L’abattement de 40% sur les dividendes distribués par des sociétés françaises ne s’applique qu’en cas d’option pour le barème progressif. Cet abattement, limité à certains plafonds, vise à atténuer la double imposition économique des bénéfices distribués. Son application nécessite une analyse comparative précise entre les deux régimes d’imposition pour déterminer l’option la plus favorable.

Charges sociales sur rémunération : différences TNS versus assimilé salarié

Le statut social du dirigeant influence directement le coût des charges sociales supportées sur sa rémunération. Un gérant majoritaire de SARL ou gérant d’EURL relève du régime des travailleurs non-salariés (TNS), avec un taux global de cotisations d’environ 45% de la rémunération nette. Ce régime génère des droits sociaux moins étendus mais une charge financière moindre.

Un gérant minoritaire de SARL bénéficie du statut d’assimilé salarié, entraînant des cotisations sociales d’environ 82% de la rémunération nette. Cette charge plus élevée s’accompagne d’une protection sociale renforcée, incluant l’assurance chômage des dirigeants et des droits à la retraite plus favorables. L’arbitrage entre ces deux régimes doit intégrer les aspects financiers immédiats et les perspectives de protection sociale à long terme.

Les cotisations minimales des travailleurs non-salariés représentent une contrainte particulière, imposant un coût social incompressible même en l’absence de rémunération effective. Cette spécificité peut orienter la stratégie de rémunération vers un montant minimal permettant d’optimiser le rapport entre droits acquis et charges supportées.

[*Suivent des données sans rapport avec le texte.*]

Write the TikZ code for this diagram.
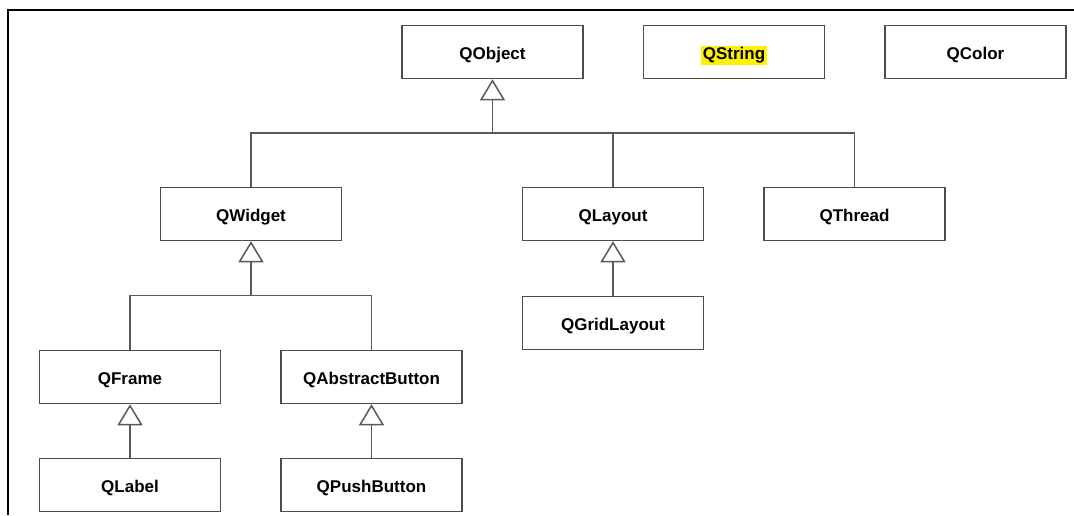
\documentclass[tikz,border=0pt]{standalone}
\usepackage{fontspec}
\setmainfont{Liberation Sans}
\usetikzlibrary{arrows.meta}
\begin{document}
\begin{tikzpicture}[x=1pt,y=-1pt,
  cls/.style={draw=black!70, line width=1.5pt, fill=white, minimum width=181pt, minimum height=53pt,
    inner sep=0pt, text height=15pt, text depth=0pt, font=\fontsize{17}{20}\selectfont\bfseries},
  conn/.style={draw=black!65, line width=1.5pt},
  inh/.style={conn, -{Triangle[open, width=25pt, length=21pt, fill=white]}},
  frame/.style={draw=black, line width=2pt}]
\useasboundingbox (0,0) rectangle (1074,515);
\draw[frame] (7.5,10) -- (1074,10);
\draw[frame] (7.5,9) -- (7.5,515);
% top row
\node[cls] (QObject) at (492.5,52) {QObject};
\node[cls] (QString) at (734,52) {\setlength{\fboxsep}{1.5pt}\colorbox{yellow}{QString}};
\node[cls] (QColor) at (975.5,52) {QColor};
% second row
\node[cls] (QWidget) at (251,214) {QWidget};
\node[cls] (QLayout) at (613,214) {QLayout};
\node[cls] (QThread) at (854.5,214) {QThread};
% third
\node[cls] (QGridLayout) at (613,323) {QGridLayout};
\node[cls] (QFrame) at (130,377) {QFrame};
\node[cls] (QAbstractButton) at (371.5,377) {QAbstractButton};
\node[cls] (QLabel) at (130,485) {QLabel};
\node[cls] (QPushButton) at (371.5,485) {QPushButton};
% buses
\coordinate (b1) at (492.5,133);
\coordinate (b2) at (251,295.5);
\draw[inh] (b1) -- (QObject.south);
\draw[conn] (QWidget.north) |- (b1) -| (QThread.north);
\draw[conn] (QLayout.north) -- (QLayout.north |- b1);
\draw[inh] (b2) -- (QWidget.south);
\draw[conn] (QFrame.north) |- (b2) -| (QAbstractButton.north);
\draw[inh] (QGridLayout.north) -- (QLayout.south);
\draw[inh] (QLabel.north) -- (QFrame.south);
\draw[inh] (QPushButton.north) -- (QAbstractButton.south);
\end{tikzpicture}
\end{document}
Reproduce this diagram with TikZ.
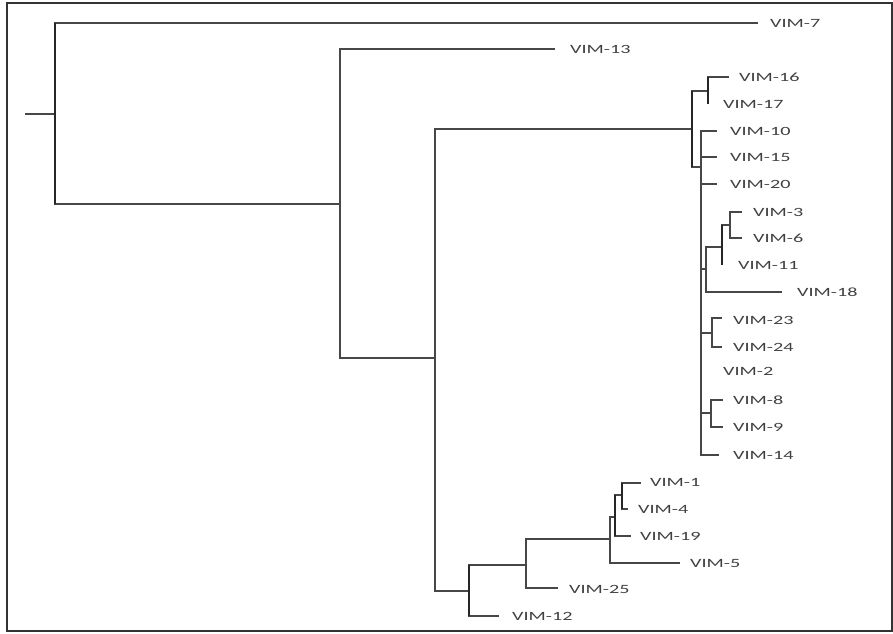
\documentclass[tikz,border=0pt]{standalone}
\usepackage{fontspec}
\usepackage{graphicx}
\setmainfont{Carlito}
\begin{document}
\begin{tikzpicture}[x=1pt,y=-1pt,
  branch/.style={draw=black!72, line width=1.1pt},
  heavybar/.style={draw=black!85, line width=2pt},
  lbl/.style={anchor=base west, inner sep=0pt, text=black!75,
              font=\fontsize{12.6}{14}\selectfont},
  frame/.style={draw=black!80, line width=1.3pt}]
\newcommand\vimtxt[1]{\scalebox{1.6}[1]{#1}}
\useasboundingbox (0,0) rectangle (893,633);
\draw[frame] (7,3) rectangle (892,631);

% internal nodes (x of the vertical bar, y where the parent joins)
\coordinate (r0) at (25,114);
\coordinate (nA) at (55,114);
\coordinate (nB) at (340,204);
\coordinate (nC) at (435,358);
\coordinate (nD) at (692,129);
\coordinate (nDa) at (708,91);
\coordinate (nE) at (701,167);
\coordinate (nF) at (706,269);
\coordinate (nG) at (722,247);
\coordinate (nH) at (730,225);
\coordinate (nP) at (712,333);
\coordinate (nQ) at (711,413);
\coordinate (nI) at (469,591);
\coordinate (nJ) at (526,565);
\coordinate (nK) at (610,539);
\coordinate (nL) at (615,517);
\coordinate (nM) at (622,495);

% branch tips
\coordinate (t7) at (758,23);
\coordinate (t13) at (555,49);
\coordinate (t16) at (729,77);
\coordinate (t17) at (708,104);
\coordinate (t10) at (717,131);
\coordinate (t15) at (717,157);
\coordinate (t20) at (717,184);
\coordinate (t3) at (742,212);
\coordinate (t6) at (742,238);
\coordinate (t11) at (722,265);
\coordinate (t18) at (782,292);
\coordinate (t23) at (722,318);
\coordinate (t24) at (722,347);
\coordinate (t8) at (723,400);
\coordinate (t9) at (723,427);
\coordinate (t14) at (719,455);
\coordinate (t1) at (641,483);
\coordinate (t4) at (628,509);
\coordinate (t19) at (631,536);
\coordinate (t5) at (680,563);
\coordinate (t25) at (558,588);
\coordinate (t12) at (499,616);

% branches
\draw[branch] (r0) -- (nA);
\draw[branch] (nA) |- (t7);
\draw[branch] (nA) |- (nB);
\draw[branch] (nB) |- (t13);
\draw[branch] (nB) |- (nC);
\draw[branch] (nC) |- (nD);
\draw[branch] (nC) |- (nI);
\draw[branch] (nD) |- (nDa);
\draw[branch] (nDa) |- (t16);
\draw[branch] (nDa) |- (t17);
\draw[branch] (nD) |- (nE);
\draw[branch] (nE) |- (t10);
\draw[branch] (nE) |- (t15);
\draw[branch] (nE) |- (t20);
\draw[branch] (nE) |- (nF);
\draw[branch] (nF) |- (nG);
\draw[branch] (nF) |- (t18);
\draw[branch] (nG) |- (nH);
\draw[branch] (nG) |- (t11);
\draw[branch] (nH) |- (t3);
\draw[branch] (nH) |- (t6);
\draw[branch] (nE) |- (nP);
\draw[branch] (nP) |- (t23);
\draw[branch] (nP) |- (t24);
\draw[branch] (nE) |- (nQ);
\draw[branch] (nQ) |- (t8);
\draw[branch] (nQ) |- (t9);
\draw[branch] (nE) |- (t14);
\draw[branch] (nI) |- (nJ);
\draw[branch] (nI) |- (t12);
\draw[branch] (nJ) |- (nK);
\draw[branch] (nJ) |- (t25);
\draw[branch] (nK) |- (nL);
\draw[branch] (nK) |- (t5);
\draw[branch] (nL) |- (nM);
\draw[branch] (nL) |- (t19);
\draw[branch] (nM) |- (t1);
\draw[branch] (nM) |- (t4);

% heavier vertical bars of the short inner branches
\draw[heavybar] (nA |- t7) -- (nA |- nB);
\draw[heavybar] (nD |- nDa) -- (nD |- nE);
\draw[heavybar] (nDa |- t16) -- (t17);
\draw[heavybar] (nG |- nH) -- (t11);
\draw[heavybar] (nI |- nJ) -- (nI |- t12);
\draw[heavybar] (nL |- nM) -- (nL |- t19);
\draw[heavybar] (nM |- t1) -- (nM |- t4);

% leaf labels
\node[lbl] (l7)  at (770,27)  {\vimtxt{VIM-7}};
\node[lbl] (l13) at (570,53)  {\vimtxt{VIM-13}};
\node[lbl] (l16) at (739,81)  {\vimtxt{VIM-16}};
\node[lbl] (l17) at (723,108) {\vimtxt{VIM-17}};
\node[lbl] (l10) at (730,135) {\vimtxt{VIM-10}};
\node[lbl] (l15) at (730,161) {\vimtxt{VIM-15}};
\node[lbl] (l20) at (730,188) {\vimtxt{VIM-20}};
\node[lbl] (l3)  at (753,216) {\vimtxt{VIM-3}};
\node[lbl] (l6)  at (753,242) {\vimtxt{VIM-6}};
\node[lbl] (l11) at (738,269) {\vimtxt{VIM-11}};
\node[lbl] (l18) at (797,296) {\vimtxt{VIM-18}};
\node[lbl] (l23) at (733,324) {\vimtxt{VIM-23}};
\node[lbl] (l24) at (733,351) {\vimtxt{VIM-24}};
\node[lbl] (l2)  at (723,375) {\vimtxt{VIM-2}};
\node[lbl] (l8)  at (733,404) {\vimtxt{VIM-8}};
\node[lbl] (l9)  at (733,431) {\vimtxt{VIM-9}};
\node[lbl] (l14) at (733,459) {\vimtxt{VIM-14}};
\node[lbl] (l1)  at (650,486) {\vimtxt{VIM-1}};
\node[lbl] (l4)  at (638,513) {\vimtxt{VIM-4}};
\node[lbl] (l19) at (640,540) {\vimtxt{VIM-19}};
\node[lbl] (l5)  at (690,567) {\vimtxt{VIM-5}};
\node[lbl] (l25) at (569,593) {\vimtxt{VIM-25}};
\node[lbl] (l12) at (512,620) {\vimtxt{VIM-12}};
\end{tikzpicture}
\end{document}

Déductibilité fiscale : rémunération versus distribution de bénéfices

La déductibilité fiscale de la rémunération du dirigeant constitue un avantage décisif dans l’arbitrage fiscal. Chaque euro de rémunération versée réduit le bénéfice imposable de la société à l’IS, générant une économie d’impôt immédiate. Cette déduction s’effectue sous réserve que la rémunération corresponde à un travail effectif et ne présente pas un caractère excessif au regard des fonctions exercées.

Les dividendes, prélevés sur les bénéfices après impôt, ne bénéficient d’aucune déductibilité fiscale au niveau de la société distributrice. Cette différence de traitement créé un écart fiscal significatif qu’il convient de mesurer pour optimiser la structure financière globale. L’économie d’IS réalisée par la déduction de rémunération peut compenser partiellement ou totalement le surcoût des charges sociales.

L’analyse comparative doit également intégrer les contraintes de trésorerie et les perspectives d’évolution de l’entreprise. Une politique de rémunération élevée réduit la capacité d’autofinancement et peut limiter les investissements futurs. Inversement, une stratégie axée sur les dividendes préserve les capitaux propres mais peut générer une charge fiscale personnelle plus importante selon la situation du bénéficiaire.

L’optimisation fiscale entre rémunération et dividendes nécessite une approche globale intégrant la fiscalité de l’entreprise, les charges sociales du dirigeant et sa situation patrimoniale personnelle.